Romaine and Natalie stayed together, although we don’t know how or when they solemnized their private vows. Romaine’s 1920 portrait of Natalie is one of the greatest wedding presents ever given by one lesbian to another. All three women accepted the fact that their marriages would not be monogamous. They would have to live independent lives.

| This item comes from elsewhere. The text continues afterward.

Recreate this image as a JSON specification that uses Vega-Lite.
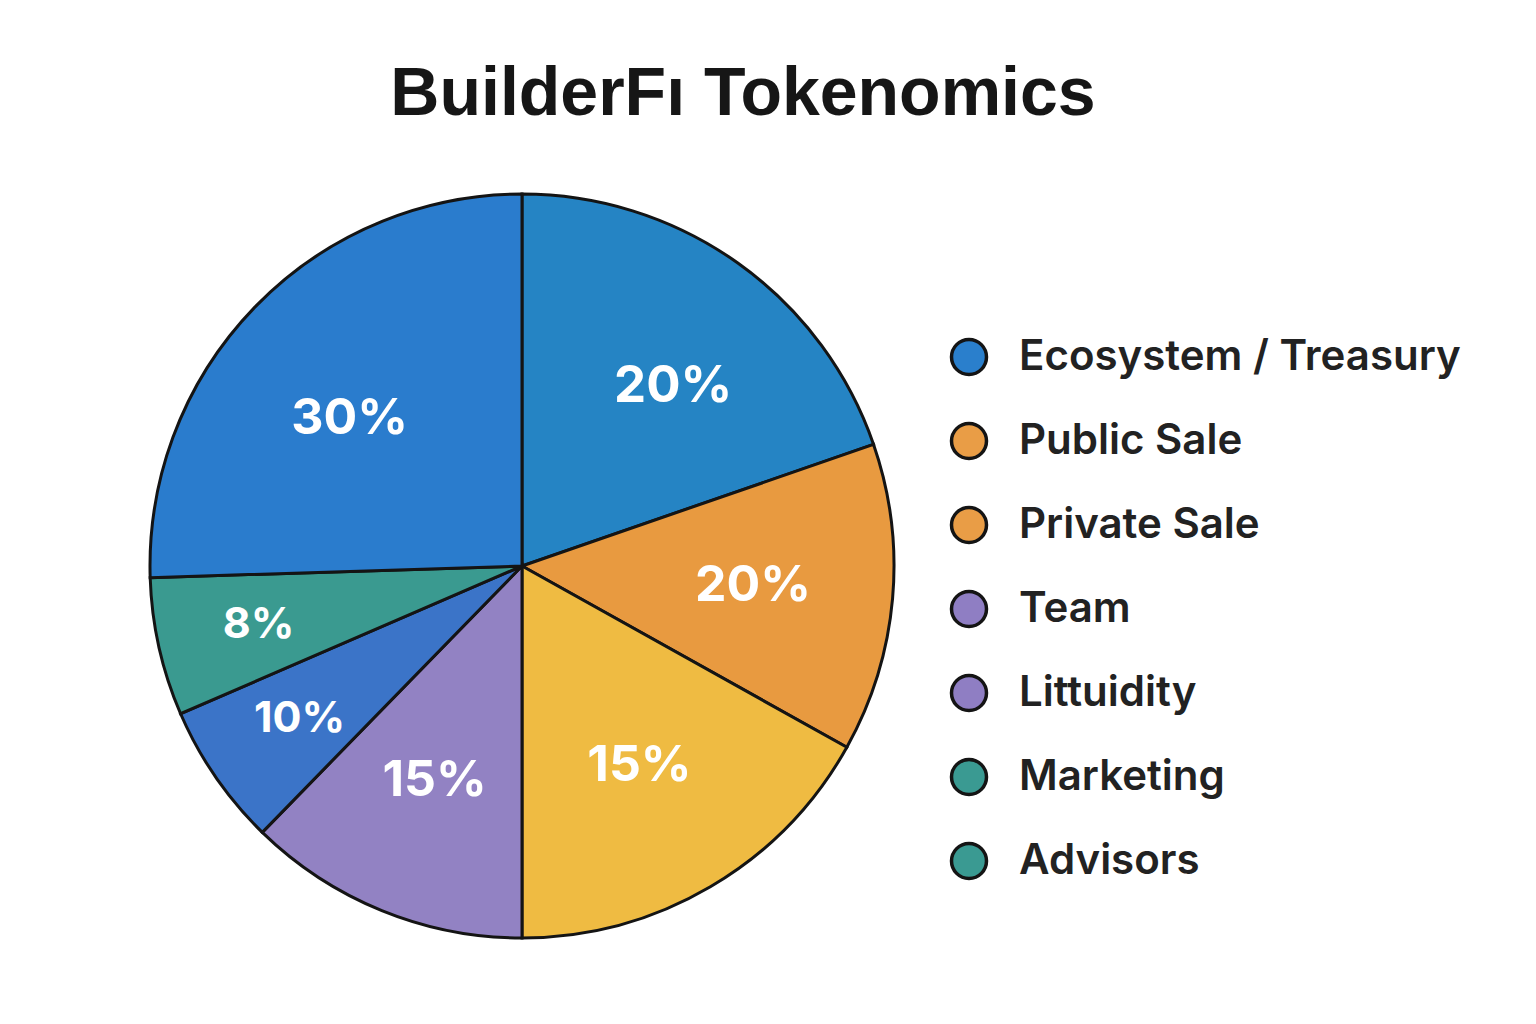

Nonetheless, their love for each other was so great, and Natalie’s sexual allure so magnetic, that all three remained loving partners for the rest of their lives until Lily’s death in 1954.
As we celebrate this 4th of July, Independence Day 2015, many people, gay and straight will be taking a page from this extraordinary playbook for pursuing life, liberty and happiness, understanding that a stable household is best achieved in a family made up of those you love and who love you.
What an engaging take on Romaine Brooks by Priscilla Frank in today’s Huffington Post entitled “Meet Romaine Brooks, A 20th Century Artist Who Paved The Way for The 21st Century Lesbian.”
My new book will alert scholars to misinformation in the outdated materials Frank relied on.
That being said, I loved Priscilla Frank’s conclusion:
“Today, the slipperiness of sexual preference and gender identity–and identity in general–often pops up in relevant contemporary art. However, during Brooks’ lifetime, the fact that a woman could be an object of female desire, or that she could be completely uninterested in being the object of male desire, was rarely visualized or communicated. Brooks changed that — and, with those same brushstrokes, helped to change the history of art and gender equality.”
Romaine’s sultry femininity is strikingly evident in her 1908 photograph that perhaps explains her allure for both sexes and her unique style that Frank underscores in her post.
My book will finally be published in September, when readers will discover a Romaine Brooks they never knew. Beyond biography, it’s also a critical study of her work.
Meanwhile, it’s satisfying to see this great American artist finally getting the attention she deserves.